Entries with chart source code
-- Begin --

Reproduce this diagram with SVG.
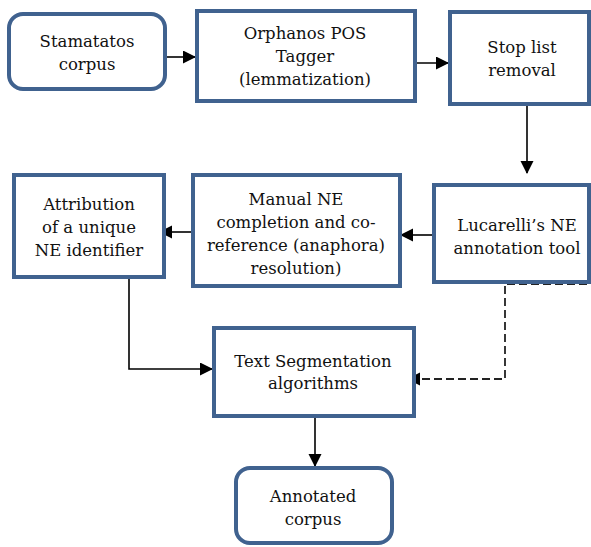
<svg xmlns="http://www.w3.org/2000/svg" width="591" height="547" viewBox="0 0 591 547">
<style>
.box{fill:#fff;stroke:#40628f;stroke-width:4}
.t{font-family:"DejaVu Serif",serif;font-size:16.5px;fill:#111;text-anchor:middle}
.c{fill:none;stroke:#000;stroke-width:1.6}
.d{fill:none;stroke:#222;stroke-width:1.8;stroke-dasharray:8,4}
</style>
<defs>
<marker id="ah" markerWidth="14" markerHeight="14" refX="12" refY="6.5" orient="auto" markerUnits="userSpaceOnUse">
<path d="M0,0 L13,6.5 L0,13 Z" fill="#000"/>
</marker>
</defs>
<rect width="591" height="547" fill="#fff"/>
<g id="connectors">
<line class="c" x1="165" y1="57" x2="195" y2="57" marker-end="url(#ah)"/>
<line class="c" x1="415" y1="63" x2="448" y2="63" marker-end="url(#ah)"/>
<line class="c" x1="527" y1="105" x2="527" y2="173" marker-end="url(#ah)"/>
<line class="c" x1="433" y1="235" x2="401" y2="235" marker-end="url(#ah)"/>
<line class="c" x1="192" y1="232" x2="160" y2="232" marker-end="url(#ah)"/>
<polyline class="c" points="129,277 129,369 212,369" marker-end="url(#ah)"/>
<polyline class="d" points="587,284 505,284 505,379 420,379"/>
<line class="c" x1="420" y1="379" x2="408" y2="379" marker-end="url(#ah)"/>
<line class="c" x1="315" y1="416" x2="315" y2="466" marker-end="url(#ah)"/>
</g>
<g id="stamatatos">
<rect class="box" x="9" y="14" width="156" height="75" rx="14"/>
<text class="t" x="87" y="47">Stamatatos</text>
<text class="t" x="87" y="70">corpus</text>
</g>
<g id="orphanos">
<rect class="box" x="197" y="11" width="218" height="90"/>
<text class="t" x="305" y="39">Orphanos POS</text>
<text class="t" x="305" y="62">Tagger</text>
<text class="t" x="305" y="85">(lemmatization)</text>
</g>
<g id="stoplist">
<rect class="box" x="450" y="12" width="139" height="92"/>
<text class="t" x="522" y="53">Stop list</text>
<text class="t" x="522" y="76">removal</text>
</g>
<g id="lucarelli">
<rect class="box" x="434" y="185" width="155" height="97"/>
<text class="t" x="517" y="231">Lucarelli’s NE</text>
<text class="t" x="517" y="254">annotation tool</text>
</g>
<g id="manual">
<rect class="box" x="193" y="175" width="207" height="111"/>
<text class="t" x="296" y="205">Manual NE</text>
<text class="t" x="296" y="228">completion and co-</text>
<text class="t" x="296" y="251">reference (anaphora)</text>
<text class="t" x="296" y="274">resolution)</text>
</g>
<g id="attribution">
<rect class="box" x="14" y="175" width="150" height="102"/>
<text class="t" x="89" y="210">Attribution</text>
<text class="t" x="89" y="233">of a unique</text>
<text class="t" x="89" y="256">NE identifier</text>
</g>
<g id="textseg">
<rect class="box" x="214" y="328" width="200" height="88"/>
<text class="t" x="313" y="367">Text Segmentation</text>
<text class="t" x="313" y="389">algorithms</text>
</g>
<g id="annotated">
<rect class="box" x="236" y="468" width="156" height="75" rx="14"/>
<text class="t" x="313" y="502">Annotated</text>
<text class="t" x="313" y="525">corpus</text>
</g>
</svg>
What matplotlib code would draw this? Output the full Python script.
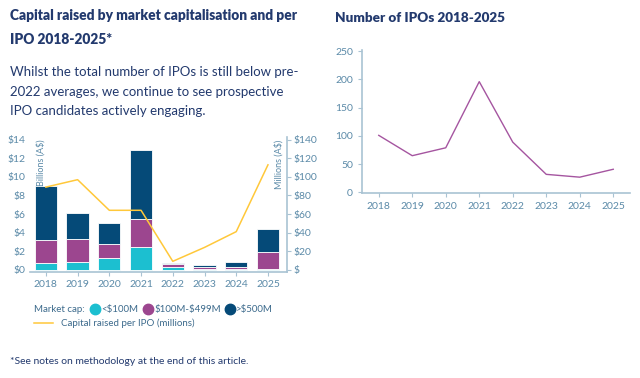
import matplotlib.pyplot as plt
from matplotlib.lines import Line2D

years = ["2018", "2019", "2020", "2021", "2022", "2023", "2024", "2025"]
small_cap = [0.72, 0.86, 1.22, 2.4, 0.32, 0.1, 0.08, 0.12]
mid_cap = [2.43, 2.4, 1.58, 3.08, 0.25, 0.15, 0.22, 1.82]
large_cap = [5.85, 2.83, 2.22, 7.42, 0.18, 0.3, 0.5, 2.4]
per_ipo = [89, 97, 64, 64, 9, 24, 41, 113]
ipo_count = [101, 65, 79, 196, 89, 32, 27, 41]

navy = "#233a6e"
tick_col = "#5b8aa8"
spine_col = "#a9c3d3"
leg_col = "#3c6a8c"
c_small = "#1cbfd0"
c_mid = "#9c468f"
c_large = "#054a78"
c_line = "#ffc83a"

plt.rcParams["font.family"] = ["Lato", "DejaVu Sans"]

fig = plt.figure(figsize=(6.4, 3.78), dpi=100)
W, H = 640, 378

def box(x0, y0, x1, y1):
    return [x0 / W, 1 - y1 / H, (x1 - x0) / W, (y1 - y0) / H]

# left chart
ax = fig.add_axes(box(30, 137, 287, 272))
x = range(len(years))
ax.bar(x, small_cap, width=0.7, color=c_small, edgecolor="white", linewidth=0.6)
ax.bar(x, mid_cap, width=0.7, bottom=small_cap, color=c_mid, edgecolor="white", linewidth=0.6)
bot2 = [a + b for a, b in zip(small_cap, mid_cap)]
ax.bar(x, large_cap, width=0.7, bottom=bot2, color=c_large, edgecolor="white", linewidth=0.6)
ax.set_xlim(-0.5, 7.6)
ax.set_ylim(-0.25, 14.3)
ax.set_yticks(range(0, 15, 2))
ax.set_yticklabels([f"${v}" for v in range(0, 15, 2)])
ax.set_xticks(list(x))
ax.set_xticklabels(years)
for s in ["top", "left", "right"]:
    ax.spines[s].set_visible(False)
ax.spines["bottom"].set_color(spine_col)
ax.spines["bottom"].set_linewidth(1.2)
ax.tick_params(axis="y", length=0, colors=tick_col, labelsize=7.5, pad=3)
ax.tick_params(axis="x", length=3, color=spine_col, colors=tick_col, labelsize=7.5, pad=3)
ax.text(0.025, 0.98, "Billions (A$)", rotation=90, transform=ax.transAxes,
        ha="left", va="top", fontsize=6.5, color=tick_col)

ax2 = ax.twinx()
ax2.plot(list(x), per_ipo, color=c_line, linewidth=1.1)
ax2.set_ylim(-2.5, 143)
ax2.set_yticks(range(0, 141, 20))
ax2.set_yticklabels(["$"] + [f"${v}" for v in range(20, 141, 20)])
for s in ["top", "left", "bottom"]:
    ax2.spines[s].set_visible(False)
ax2.spines["right"].set_color(spine_col)
ax2.spines["right"].set_linewidth(1.2)
ax2.tick_params(axis="y", length=3, color=spine_col, colors=tick_col, labelsize=7.5, pad=2)
ax2.text(0.985, 0.98, "Millions (A$)", rotation=90, transform=ax2.transAxes,
         ha="right", va="top", fontsize=6.5, color=tick_col)

# right chart
bx = fig.add_axes(box(362, 50, 630, 193))
bx.plot(range(len(years)), ipo_count, color="#a555a0", linewidth=1.0)
bx.set_xlim(-0.5, 7.5)
bx.set_ylim(-1, 252)
bx.set_yticks(range(0, 251, 50))
bx.set_xticks(range(len(years)))
bx.set_xticklabels(years)
for s in ["top", "right"]:
    bx.spines[s].set_visible(False)
for s in ["left", "bottom"]:
    bx.spines[s].set_color(spine_col)
    bx.spines[s].set_linewidth(1.2)
bx.tick_params(length=3, color=spine_col, colors=tick_col, labelsize=7.5)

# texts
fig.text(10 / W, 1 - 9 / H, "Capital raised by market capitalisation and per\nIPO 2018-2025*",
         fontsize=9.9, fontweight="heavy", color=navy, va="top", linespacing=2.0)
fig.text(10 / W, 1 - 66 / H,
         "Whilst the total number of IPOs is still below pre-\n2022 averages, we continue to see prospective\nIPO candidates actively engaging.",
         fontsize=9.5, color=navy, va="top", linespacing=1.75)
fig.text(335 / W, 1 - 22 / H, "Number of IPOs 2018-2025", fontsize=9.7, fontweight="heavy",
         color=navy, va="baseline")
fig.text(10 / W, 1 - 364 / H, "*See notes on methodology at the end of this article.",
         fontsize=7.5, color=navy, va="baseline")

# legend
fig.text(34 / W, 1 - 312 / H, "Market cap:", fontsize=7, color=leg_col, va="baseline")
items = [(95, c_small, "<\\$100M"), (148, c_mid, "\\$100M-\\$499M"), (230, c_large, ">\\$500M")]
for px, col, lab in items:
    fig.add_artist(Line2D([px / W], [1 - 309 / H], marker="o", markersize=7.5,
                          color=col, linestyle="none"))
    fig.text((px + 6) / W, 1 - 312 / H, lab, fontsize=7, color=leg_col, va="baseline")
fig.add_artist(Line2D([34 / W, 53 / W], [1 - 323 / H, 1 - 323 / H], color=c_line, linewidth=1.1))
fig.text(61 / W, 1 - 326 / H, "Capital raised per IPO (millions)", fontsize=7,
         color=leg_col, va="baseline")

fig.savefig("out.png", dpi=100)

-- End --

Your goal ▸ Among the entries above, take the lines from the one with "What matplotlib code" through the one with "return [x0 /" and retype them exactly, leaving out the pictures.

Complete output ▸
What matplotlib code would draw this? Output the full Python script.
import matplotlib.pyplot as plt
from matplotlib.lines import Line2D

years = ["2018", "2019", "2020", "2021", "2022", "2023", "2024", "2025"]
small_cap = [0.72, 0.86, 1.22, 2.4, 0.32, 0.1, 0.08, 0.12]
mid_cap = [2.43, 2.4, 1.58, 3.08, 0.25, 0.15, 0.22, 1.82]
large_cap = [5.85, 2.83, 2.22, 7.42, 0.18, 0.3, 0.5, 2.4]
per_ipo = [89, 97, 64, 64, 9, 24, 41, 113]
ipo_count = [101, 65, 79, 196, 89, 32, 27, 41]

navy = "#233a6e"
tick_col = "#5b8aa8"
spine_col = "#a9c3d3"
leg_col = "#3c6a8c"
c_small = "#1cbfd0"
c_mid = "#9c468f"
c_large = "#054a78"
c_line = "#ffc83a"

plt.rcParams["font.family"] = ["Lato", "DejaVu Sans"]

fig = plt.figure(figsize=(6.4, 3.78), dpi=100)
W, H = 640, 378

def box(x0, y0, x1, y1):
    return [x0 / W, 1 - y1 / H, (x1 - x0) / W, (y1 - y0) / H]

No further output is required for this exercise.